## WHAT THE TASK ASKS
Gather each line containing the string "this" from these entries.
** begin ROWS **
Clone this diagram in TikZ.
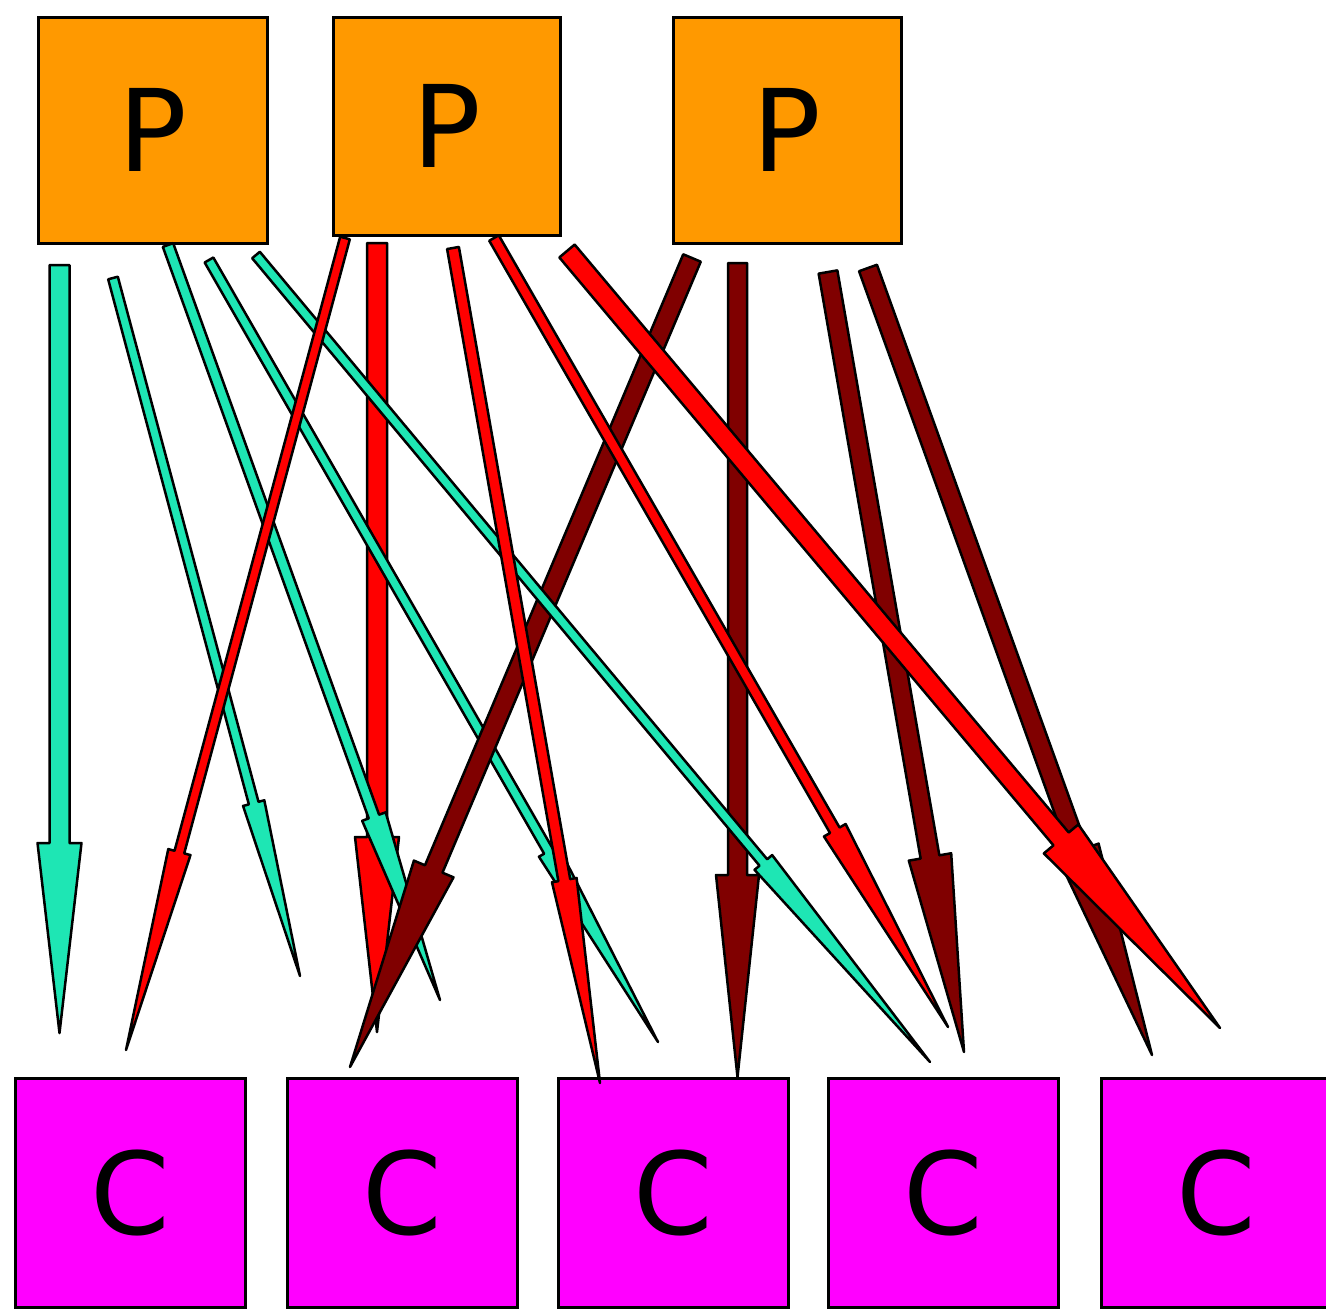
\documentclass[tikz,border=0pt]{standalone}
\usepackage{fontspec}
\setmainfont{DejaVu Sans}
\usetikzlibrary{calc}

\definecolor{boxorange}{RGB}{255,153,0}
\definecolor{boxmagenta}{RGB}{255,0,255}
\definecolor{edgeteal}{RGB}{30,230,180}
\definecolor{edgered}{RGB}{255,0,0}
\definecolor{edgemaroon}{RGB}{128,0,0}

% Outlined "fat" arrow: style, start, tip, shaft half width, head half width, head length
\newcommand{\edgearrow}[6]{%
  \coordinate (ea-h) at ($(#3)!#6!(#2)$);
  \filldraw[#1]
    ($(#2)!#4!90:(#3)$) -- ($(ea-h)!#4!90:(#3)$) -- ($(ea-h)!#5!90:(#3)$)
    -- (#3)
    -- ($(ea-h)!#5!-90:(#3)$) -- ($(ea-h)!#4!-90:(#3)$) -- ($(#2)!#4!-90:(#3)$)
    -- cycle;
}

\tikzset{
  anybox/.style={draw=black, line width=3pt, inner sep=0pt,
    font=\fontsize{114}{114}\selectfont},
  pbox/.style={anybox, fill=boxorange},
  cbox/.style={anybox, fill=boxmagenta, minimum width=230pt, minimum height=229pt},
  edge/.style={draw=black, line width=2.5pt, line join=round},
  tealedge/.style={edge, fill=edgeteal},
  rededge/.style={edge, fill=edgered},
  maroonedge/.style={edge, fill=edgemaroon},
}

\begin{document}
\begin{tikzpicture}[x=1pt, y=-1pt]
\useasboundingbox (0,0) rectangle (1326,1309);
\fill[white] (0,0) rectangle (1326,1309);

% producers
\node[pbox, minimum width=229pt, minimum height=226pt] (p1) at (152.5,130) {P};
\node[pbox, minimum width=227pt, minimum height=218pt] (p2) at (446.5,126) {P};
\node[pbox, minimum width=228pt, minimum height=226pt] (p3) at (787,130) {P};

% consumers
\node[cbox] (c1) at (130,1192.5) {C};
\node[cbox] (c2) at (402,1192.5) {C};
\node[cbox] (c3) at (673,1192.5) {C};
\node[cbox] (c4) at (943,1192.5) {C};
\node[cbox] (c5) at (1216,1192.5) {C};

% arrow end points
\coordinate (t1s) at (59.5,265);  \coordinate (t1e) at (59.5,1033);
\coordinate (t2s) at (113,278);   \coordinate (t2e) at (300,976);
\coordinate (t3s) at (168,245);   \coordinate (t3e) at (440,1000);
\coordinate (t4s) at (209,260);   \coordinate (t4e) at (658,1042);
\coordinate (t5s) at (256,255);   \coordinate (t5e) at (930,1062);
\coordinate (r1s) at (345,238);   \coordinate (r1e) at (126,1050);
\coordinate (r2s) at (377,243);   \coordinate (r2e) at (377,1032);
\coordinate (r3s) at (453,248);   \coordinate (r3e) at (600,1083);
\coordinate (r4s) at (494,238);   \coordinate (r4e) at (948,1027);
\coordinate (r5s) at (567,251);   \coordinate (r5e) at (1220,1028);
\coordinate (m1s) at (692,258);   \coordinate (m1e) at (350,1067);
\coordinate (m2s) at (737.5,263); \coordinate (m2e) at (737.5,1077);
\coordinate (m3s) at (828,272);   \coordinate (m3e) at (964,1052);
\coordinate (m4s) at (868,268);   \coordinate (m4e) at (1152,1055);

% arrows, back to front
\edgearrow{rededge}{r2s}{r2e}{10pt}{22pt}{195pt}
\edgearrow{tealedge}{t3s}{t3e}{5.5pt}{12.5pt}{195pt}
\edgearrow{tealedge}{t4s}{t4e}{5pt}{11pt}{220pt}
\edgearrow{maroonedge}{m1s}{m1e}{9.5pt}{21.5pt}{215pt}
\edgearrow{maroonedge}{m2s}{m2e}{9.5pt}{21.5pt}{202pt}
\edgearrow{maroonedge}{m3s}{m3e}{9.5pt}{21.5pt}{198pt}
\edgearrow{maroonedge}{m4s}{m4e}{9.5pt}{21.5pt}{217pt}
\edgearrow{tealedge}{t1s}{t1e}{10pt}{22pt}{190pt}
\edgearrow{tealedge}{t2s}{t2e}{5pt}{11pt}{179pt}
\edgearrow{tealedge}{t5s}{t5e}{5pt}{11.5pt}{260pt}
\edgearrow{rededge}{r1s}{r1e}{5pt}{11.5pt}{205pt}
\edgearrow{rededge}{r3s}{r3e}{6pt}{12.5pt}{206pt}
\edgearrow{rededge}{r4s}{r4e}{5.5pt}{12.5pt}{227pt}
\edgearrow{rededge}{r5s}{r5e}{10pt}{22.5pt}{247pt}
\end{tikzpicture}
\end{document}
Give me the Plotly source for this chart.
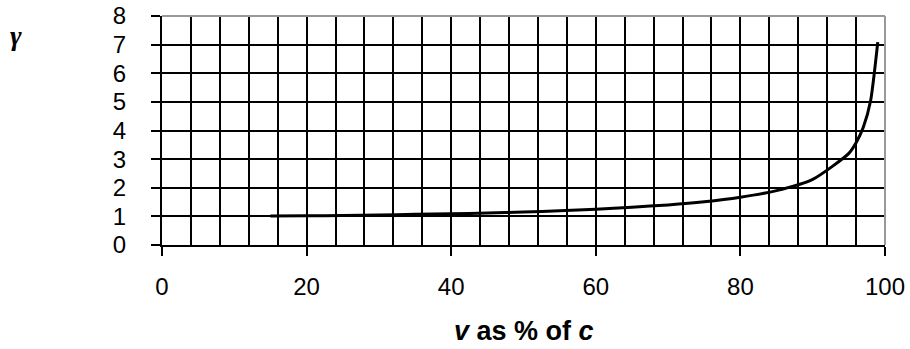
** end ROWS **
## SOLUTION TO THE PROBLEM
Clone this diagram in TikZ.
Give me the Plotly source for this chart.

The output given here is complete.